======== Data section ========

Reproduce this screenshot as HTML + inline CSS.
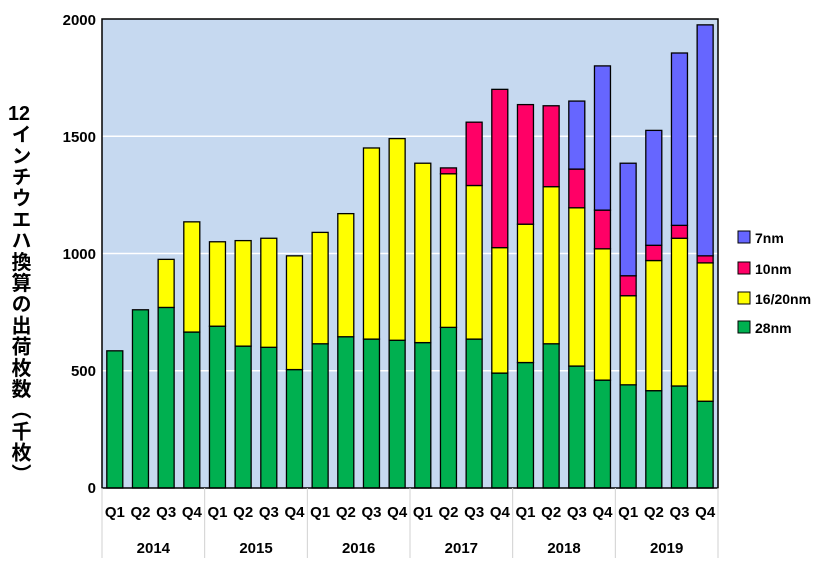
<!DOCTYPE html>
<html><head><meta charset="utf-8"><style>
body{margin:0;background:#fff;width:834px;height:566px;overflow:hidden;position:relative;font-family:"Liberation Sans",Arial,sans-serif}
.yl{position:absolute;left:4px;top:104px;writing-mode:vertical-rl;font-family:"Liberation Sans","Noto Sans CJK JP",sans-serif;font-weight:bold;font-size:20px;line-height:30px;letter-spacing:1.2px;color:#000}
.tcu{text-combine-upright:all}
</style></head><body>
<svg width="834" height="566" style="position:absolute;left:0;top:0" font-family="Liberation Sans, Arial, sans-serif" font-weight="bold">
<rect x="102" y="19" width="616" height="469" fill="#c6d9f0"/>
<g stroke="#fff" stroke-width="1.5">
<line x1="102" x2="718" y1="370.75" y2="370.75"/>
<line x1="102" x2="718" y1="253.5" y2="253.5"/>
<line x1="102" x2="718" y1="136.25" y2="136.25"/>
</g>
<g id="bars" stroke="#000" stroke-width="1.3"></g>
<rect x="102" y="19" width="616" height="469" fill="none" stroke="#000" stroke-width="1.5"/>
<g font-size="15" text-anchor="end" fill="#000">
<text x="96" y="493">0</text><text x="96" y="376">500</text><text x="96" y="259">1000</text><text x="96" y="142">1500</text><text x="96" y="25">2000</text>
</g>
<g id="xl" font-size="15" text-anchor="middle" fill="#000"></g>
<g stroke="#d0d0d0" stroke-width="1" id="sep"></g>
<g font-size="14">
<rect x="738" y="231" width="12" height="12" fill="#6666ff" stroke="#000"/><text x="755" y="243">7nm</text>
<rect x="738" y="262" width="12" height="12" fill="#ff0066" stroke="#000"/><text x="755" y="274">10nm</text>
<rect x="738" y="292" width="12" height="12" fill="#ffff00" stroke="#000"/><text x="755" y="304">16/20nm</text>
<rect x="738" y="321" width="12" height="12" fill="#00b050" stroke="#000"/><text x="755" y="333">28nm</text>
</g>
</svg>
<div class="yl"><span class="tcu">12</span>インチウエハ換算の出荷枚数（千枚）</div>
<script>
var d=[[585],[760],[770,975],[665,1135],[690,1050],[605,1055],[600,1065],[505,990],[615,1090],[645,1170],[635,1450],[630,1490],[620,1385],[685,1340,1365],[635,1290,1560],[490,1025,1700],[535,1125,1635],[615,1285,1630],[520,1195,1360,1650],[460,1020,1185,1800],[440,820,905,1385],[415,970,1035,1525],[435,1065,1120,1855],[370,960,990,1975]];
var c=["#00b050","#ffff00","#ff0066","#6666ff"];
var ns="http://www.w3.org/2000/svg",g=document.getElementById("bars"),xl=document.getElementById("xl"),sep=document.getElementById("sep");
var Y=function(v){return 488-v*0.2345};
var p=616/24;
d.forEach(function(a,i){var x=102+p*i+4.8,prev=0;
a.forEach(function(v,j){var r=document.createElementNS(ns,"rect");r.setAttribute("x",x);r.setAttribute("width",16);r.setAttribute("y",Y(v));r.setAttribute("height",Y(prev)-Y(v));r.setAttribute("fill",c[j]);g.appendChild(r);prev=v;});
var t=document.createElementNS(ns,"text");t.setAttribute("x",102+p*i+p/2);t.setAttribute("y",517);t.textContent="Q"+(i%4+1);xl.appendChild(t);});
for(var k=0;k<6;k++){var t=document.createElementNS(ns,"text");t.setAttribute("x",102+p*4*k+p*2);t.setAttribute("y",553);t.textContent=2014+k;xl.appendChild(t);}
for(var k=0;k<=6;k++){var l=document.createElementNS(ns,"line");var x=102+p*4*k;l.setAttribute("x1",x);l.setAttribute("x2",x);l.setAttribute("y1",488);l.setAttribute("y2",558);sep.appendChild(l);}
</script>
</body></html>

========

Your task is to reproduce all of the material exactly. The pictures stay out.

Reproduce this screenshot as HTML + inline CSS.
<!DOCTYPE html>
<html><head><meta charset="utf-8"><style>
body{margin:0;background:#fff;width:834px;height:566px;overflow:hidden;position:relative;font-family:"Liberation Sans",Arial,sans-serif}
.yl{position:absolute;left:4px;top:104px;writing-mode:vertical-rl;font-family:"Liberation Sans","Noto Sans CJK JP",sans-serif;font-weight:bold;font-size:20px;line-height:30px;letter-spacing:1.2px;color:#000}
.tcu{text-combine-upright:all}
</style></head><body>
<svg width="834" height="566" style="position:absolute;left:0;top:0" font-family="Liberation Sans, Arial, sans-serif" font-weight="bold">
<rect x="102" y="19" width="616" height="469" fill="#c6d9f0"/>
<g stroke="#fff" stroke-width="1.5">
<line x1="102" x2="718" y1="370.75" y2="370.75"/>
<line x1="102" x2="718" y1="253.5" y2="253.5"/>
<line x1="102" x2="718" y1="136.25" y2="136.25"/>
</g>
<g id="bars" stroke="#000" stroke-width="1.3"></g>
<rect x="102" y="19" width="616" height="469" fill="none" stroke="#000" stroke-width="1.5"/>
<g font-size="15" text-anchor="end" fill="#000">
<text x="96" y="493">0</text><text x="96" y="376">500</text><text x="96" y="259">1000</text><text x="96" y="142">1500</text><text x="96" y="25">2000</text>
</g>
<g id="xl" font-size="15" text-anchor="middle" fill="#000"></g>
<g stroke="#d0d0d0" stroke-width="1" id="sep"></g>
<g font-size="14">
<rect x="738" y="231" width="12" height="12" fill="#6666ff" stroke="#000"/><text x="755" y="243">7nm</text>
<rect x="738" y="262" width="12" height="12" fill="#ff0066" stroke="#000"/><text x="755" y="274">10nm</text>
<rect x="738" y="292" width="12" height="12" fill="#ffff00" stroke="#000"/><text x="755" y="304">16/20nm</text>
<rect x="738" y="321" width="12" height="12" fill="#00b050" stroke="#000"/><text x="755" y="333">28nm</text>
</g>
</svg>
<div class="yl"><span class="tcu">12</span>インチウエハ換算の出荷枚数（千枚）</div>
<script>
var d=[[585],[760],[770,975],[665,1135],[690,1050],[605,1055],[600,1065],[505,990],[615,1090],[645,1170],[635,1450],[630,1490],[620,1385],[685,1340,1365],[635,1290,1560],[490,1025,1700],[535,1125,1635],[615,1285,1630],[520,1195,1360,1650],[460,1020,1185,1800],[440,820,905,1385],[415,970,1035,1525],[435,1065,1120,1855],[370,960,990,1975]];
var c=["#00b050","#ffff00","#ff0066","#6666ff"];
var ns="http://www.w3.org/2000/svg",g=document.getElementById("bars"),xl=document.getElementById("xl"),sep=document.getElementById("sep");
var Y=function(v){return 488-v*0.2345};
var p=616/24;
d.forEach(function(a,i){var x=102+p*i+4.8,prev=0;
a.forEach(function(v,j){var r=document.createElementNS(ns,"rect");r.setAttribute("x",x);r.setAttribute("width",16);r.setAttribute("y",Y(v));r.setAttribute("height",Y(prev)-Y(v));r.setAttribute("fill",c[j]);g.appendChild(r);prev=v;});
var t=document.createElementNS(ns,"text");t.setAttribute("x",102+p*i+p/2);t.setAttribute("y",517);t.textContent="Q"+(i%4+1);xl.appendChild(t);});
for(var k=0;k<6;k++){var t=document.createElementNS(ns,"text");t.setAttribute("x",102+p*4*k+p*2);t.setAttribute("y",553);t.textContent=2014+k;xl.appendChild(t);}
for(var k=0;k<=6;k++){var l=document.createElementNS(ns,"line");var x=102+p*4*k;l.setAttribute("x1",x);l.setAttribute("x2",x);l.setAttribute("y1",488);l.setAttribute("y2",558);sep.appendChild(l);}
</script>
</body></html>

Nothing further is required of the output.